*Entries from a dataset*.

□ □ □ □ □ □ □

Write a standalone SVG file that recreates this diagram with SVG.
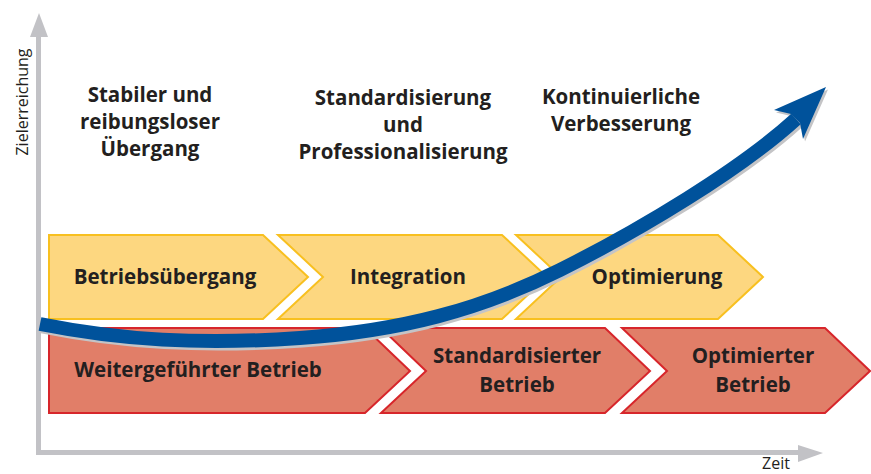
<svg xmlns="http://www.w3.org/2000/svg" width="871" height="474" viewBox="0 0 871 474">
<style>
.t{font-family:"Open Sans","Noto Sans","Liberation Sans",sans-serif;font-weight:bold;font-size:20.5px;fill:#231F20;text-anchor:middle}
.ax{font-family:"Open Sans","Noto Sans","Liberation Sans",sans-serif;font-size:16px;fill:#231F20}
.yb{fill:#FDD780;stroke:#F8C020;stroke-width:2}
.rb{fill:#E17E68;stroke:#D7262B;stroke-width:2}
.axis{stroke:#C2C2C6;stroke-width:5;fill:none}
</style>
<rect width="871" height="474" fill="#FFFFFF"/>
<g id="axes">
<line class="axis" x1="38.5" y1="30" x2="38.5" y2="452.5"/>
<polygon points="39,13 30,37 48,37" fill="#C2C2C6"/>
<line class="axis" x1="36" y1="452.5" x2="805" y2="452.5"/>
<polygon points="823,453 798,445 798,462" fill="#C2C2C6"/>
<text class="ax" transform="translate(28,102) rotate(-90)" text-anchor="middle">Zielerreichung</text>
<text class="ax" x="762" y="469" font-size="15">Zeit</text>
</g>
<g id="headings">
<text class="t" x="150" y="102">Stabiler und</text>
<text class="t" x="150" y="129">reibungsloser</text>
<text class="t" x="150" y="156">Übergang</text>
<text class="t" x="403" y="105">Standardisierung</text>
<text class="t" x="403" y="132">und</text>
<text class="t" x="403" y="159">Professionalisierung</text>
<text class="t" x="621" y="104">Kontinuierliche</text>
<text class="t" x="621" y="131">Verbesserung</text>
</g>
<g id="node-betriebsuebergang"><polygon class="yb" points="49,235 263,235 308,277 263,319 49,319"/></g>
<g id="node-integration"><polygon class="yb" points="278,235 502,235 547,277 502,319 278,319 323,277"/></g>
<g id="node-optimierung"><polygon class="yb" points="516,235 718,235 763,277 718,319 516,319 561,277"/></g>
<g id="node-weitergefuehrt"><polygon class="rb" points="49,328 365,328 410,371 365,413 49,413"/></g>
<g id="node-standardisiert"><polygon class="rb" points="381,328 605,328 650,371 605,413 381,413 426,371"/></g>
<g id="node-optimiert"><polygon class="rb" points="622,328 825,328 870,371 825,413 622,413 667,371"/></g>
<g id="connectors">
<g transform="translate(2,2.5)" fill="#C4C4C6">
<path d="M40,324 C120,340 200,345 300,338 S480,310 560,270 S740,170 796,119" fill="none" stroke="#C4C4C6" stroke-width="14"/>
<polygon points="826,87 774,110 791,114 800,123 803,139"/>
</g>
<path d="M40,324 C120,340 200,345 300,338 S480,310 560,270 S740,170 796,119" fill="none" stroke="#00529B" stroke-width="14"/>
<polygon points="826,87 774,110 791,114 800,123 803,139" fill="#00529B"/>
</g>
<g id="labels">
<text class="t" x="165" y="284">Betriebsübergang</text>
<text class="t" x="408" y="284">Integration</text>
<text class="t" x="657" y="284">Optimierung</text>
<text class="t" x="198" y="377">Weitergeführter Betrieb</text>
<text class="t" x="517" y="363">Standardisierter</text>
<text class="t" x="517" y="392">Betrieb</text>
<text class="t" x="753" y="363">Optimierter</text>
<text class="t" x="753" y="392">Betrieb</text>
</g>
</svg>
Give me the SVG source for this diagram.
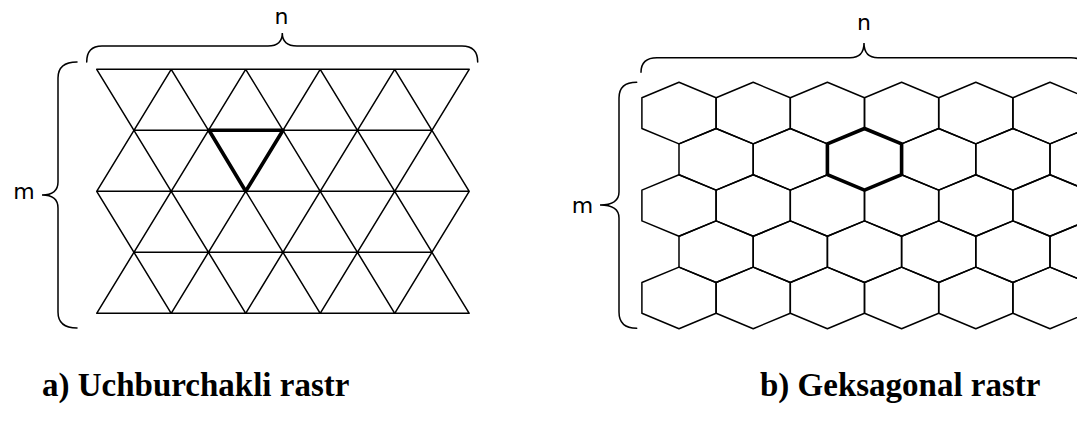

□ □ □ □ □ □ □

Gather and return every line that holds the string "diagram".

*EXERCISE OUTPUT*.
Write a standalone SVG file that recreates this diagram with SVG.
Give me the SVG source for this diagram.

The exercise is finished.